Re: [tied] Stative Verbs, or Perfect Tense

From: tgpedersen
Message: 36625
Date: 2005-03-04

>
> I haven't made my mind up where it comes from. The first
> thought is to connect it to the Uralic possessive and verbal
> definite endings *-m&, *-t&, *-sa, which are quite plainly
> agglutinated personal pronouns. I don't think there can be
> any doubt that the PIE endings *-m, *-s have the same
> source, even if the exact course of events can be disputed
> (my view is that *-m and *-s [in fact *-mW and *-sW] reflect
> agglutinated *mu and *tu, where the second is the PIE 2nd.
> person pronoun, the first the basis for the oblique of the
> 1st. person pronoun [but the nom. has been replaced by
> *h1eg^]).
>
> If we have *m(w)e and *twe, then *swe, the 3rd. person
> reflexive, can reflect the development of a former 3rd.
> person pronoun *su. Its agglutination would lead directly
> to a 3rd. person marker *-s (*-sW).
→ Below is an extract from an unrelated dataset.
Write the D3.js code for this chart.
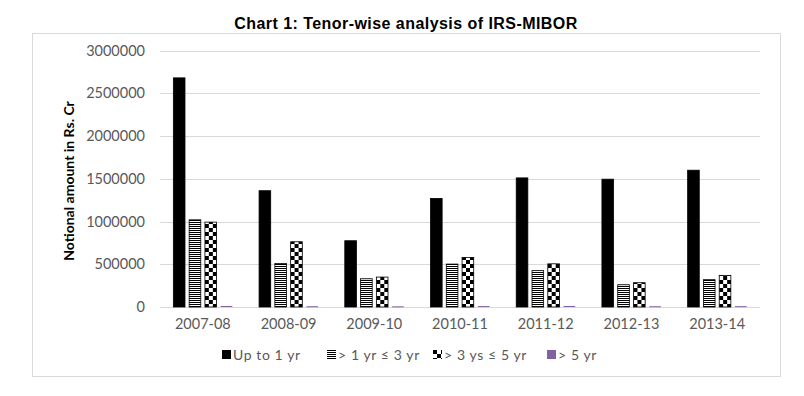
<!DOCTYPE html>
<html>
<head>
<meta charset="utf-8">
<script src="https://cdn.jsdelivr.net/npm/d3@7"></script>
<style>
  body { margin: 0; background: #fff; }
  text { font-family: Lato, "Open Sans", sans-serif; }
</style>
</head>
<body>
<script>
// data
const years = ["2007-08", "2008-09", "2009-10", "2010-11", "2011-12", "2012-13", "2013-14"];
const seriesNames = ["Up to 1 yr", "> 1 yr \u2264 3 yr", "> 3 ys \u2264 5 yr", "> 5 yr"];
const upTo1 = [2680000, 1360000, 775000, 1270000, 1510000, 1495000, 1600000];
const oneTo3 = [1020000, 510000, 330000, 502000, 425000, 260000, 320000];
const threeTo5 = [993000, 763000, 350000, 580000, 505000, 284000, 370000];
const over5 = [12000, 9000, 8000, 11000, 12000, 9000, 10000];
const yTicks = [0, 500000, 1000000, 1500000, 2000000, 2500000, 3000000];

const width = 804, height = 396;
const margin = {left: 160, right: 44, top: 50, bottom: 89};

const svg = d3.select("body").append("svg")
    .attr("width", width)
    .attr("height", height);

// fill patterns for the monochrome series
const defs = svg.append("defs");
const stripes = defs.append("pattern")
    .attr("id", "stripes")
    .attr("patternUnits", "userSpaceOnUse")
    .attr("width", 4).attr("height", 2);
stripes.append("rect").attr("width", 4).attr("height", 2).attr("fill", "#fff");
stripes.append("rect").attr("width", 4).attr("height", 1).attr("fill", "#000");

const checks = defs.append("pattern")
    .attr("id", "checks")
    .attr("patternUnits", "userSpaceOnUse")
    .attr("width", 8).attr("height", 8);
checks.append("rect").attr("width", 8).attr("height", 8).attr("fill", "#fff");
checks.append("rect").attr("width", 4).attr("height", 4).attr("fill", "#000");
checks.append("rect").attr("x", 4).attr("y", 4).attr("width", 4).attr("height", 4).attr("fill", "#000");

const fills = ["#000", "url(#stripes)", "url(#checks)", "#8064a2"];
const strokes = ["#000", "#000", "#000", "#8064a2"];

// outer frame
svg.append("rect")
    .attr("x", 32.5).attr("y", 33.5)
    .attr("width", 748).attr("height", 343)
    .attr("fill", "none")
    .attr("stroke", "#d9d9d9");

svg.append("text")
    .attr("x", 406).attr("y", 29)
    .attr("text-anchor", "middle")
    .style("font-family", "'Liberation Sans', Arial, sans-serif")
    .style("font-weight", "bold")
    .style("font-size", "16px")
    .style("letter-spacing", "0.45px")
    .text("Chart 1: Tenor-wise analysis of IRS-MIBOR");

const x0 = d3.scaleBand()
    .domain(years)
    .range([margin.left, width - margin.right])
    .paddingInner(0.3)
    .paddingOuter(0.15);

const x1 = d3.scaleBand()
    .domain(d3.range(seriesNames.length))
    .range([0, x0.bandwidth()])
    .paddingInner(0.2);

const y = d3.scaleLinear()
    .domain([0, 3000000])
    .range([height - margin.bottom, margin.top + 0.5]);

// gridlines
svg.append("g")
    .selectAll("line")
    .data(yTicks)
    .join("line")
    .attr("x1", margin.left)
    .attr("x2", width - margin.right)
    .attr("y1", d => Math.round(y(d)) + 0.5)
    .attr("y2", d => Math.round(y(d)) + 0.5)
    .attr("stroke", "#d9d9d9");

// y axis labels
const yAxis = svg.append("g")
    .attr("transform", "translate(" + (margin.left - 15) + ",0)")
    .call(d3.axisLeft(y).tickValues(yTicks).tickSize(0).tickPadding(0).tickFormat(d3.format("d")));
yAxis.select(".domain").remove();
yAxis.selectAll("text")
    .attr("fill", "#595959")
    .style("font-size", "14.5px")
    .style("font-family", "Lato, sans-serif");

// x axis labels
const xAxis = svg.append("g")
    .attr("transform", "translate(0," + y(0) + ")")
    .call(d3.axisBottom(x0).tickSize(0).tickPadding(12));
xAxis.select(".domain").remove();
xAxis.selectAll("text")
    .attr("fill", "#595959")
    .style("font-size", "14.5px")
    .style("font-family", "Lato, sans-serif");

svg.append("text")
    .attr("transform", "translate(74,181) rotate(-90)")
    .attr("text-anchor", "middle")
    .style("font-weight", "bold")
    .style("font-size", "14px")
    .attr("fill", "#000")
    .text("Notional amount in Rs. Cr");

// bars
const seriesValues = [upTo1, oneTo3, threeTo5, over5];
const groups = svg.append("g")
    .selectAll("g")
    .data(years)
    .join("g")
    .attr("transform", d => "translate(" + x0(d) + ",0)");

groups.selectAll("rect")
    .data((d, i) => seriesValues.map((vals, s) => ({s: s, v: vals[i]})))
    .join("rect")
    .attr("x", d => x1(d.s) + 0.5)
    .attr("width", x1.bandwidth() - 1)
    .attr("y", d => y(d.v))
    .attr("height", d => Math.max(1, y(0) - y(d.v)))
    .attr("fill", d => fills[d.s])
    .attr("stroke", d => d.s === 3 ? "none" : strokes[d.s])
    .attr("stroke-width", 0.8);

// legend
const legendX = [222, 327, 433, 547];
const legend = svg.append("g")
    .selectAll("g")
    .data(seriesNames)
    .join("g")
    .attr("transform", (d, i) => "translate(" + legendX[i] + ",350)");

legend.append("rect")
    .attr("width", 9).attr("height", 9)
    .attr("fill", (d, i) => fills[i]);

legend.append("text")
    .attr("x", 11).attr("y", 9.5)
    .attr("fill", "#595959")
    .style("font-size", "14px")
    .style("letter-spacing", "0.6px")
    .text(d => d);
</script>
</body>
</html>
Note, however, that the
> Uralic and PIE forms cannot have a shared origin as
> _endings_: the 3 plural is *-sa-n in Uralic, it is *-en >
> *-er + *-s = *-ers (> *-r.s, *-é:r) in PIE. The order of
> the elements is inverted, and the *-s can only have been
> agglutinated in IE _after_ final *-n became *-r.
>
> The other option is that *-s is the agglutinated nominative
> of the demonstrative pronoun *so. If one thinks that the
> 3rd. person ending *-t represents the oblique base of the
> same pronoun (*to), the two endings *-s and *-t share a
> common origin. The reason why the 3rd. person subject of
> one set of forms (the present/imperfect) was marked by
> (non-nominative) *-t, while the other was marked by
> (nominative) *-s must remain obscure. It may have been the
> case that *-s marked a transitive subject, while *-t marked
> an intransitive subject, which would open a view on a stage
> where pre-PIE had ergative morphology. In any case, the
> ending *-t (plural *-en + *-t) was generalized in
> imperfective forms, with the suffix agglutinated before the
> soundlaw *-n > *-r, while perfective (aorist) forms had *-s
> (pl. *-en + *-s), agglutinated after the soundlaw *-n > *-r
> (*-er-s) [after the shift to accusative morphology?].
>

If the primary endings -m, -s, -t, -nt are not originally the
personal endings of a finite verb in a dependent clause, but the
possessive endings of a participle/gerund in a dependent
construction, then they should have a case ending of some kind to
mark their role in the main sentence, cf Finnish and other FU
languages.

A different solution:
*-t is not just non-negative, it's neuter too. The choice of *-s or
*-t might have to do with animacy of the subject.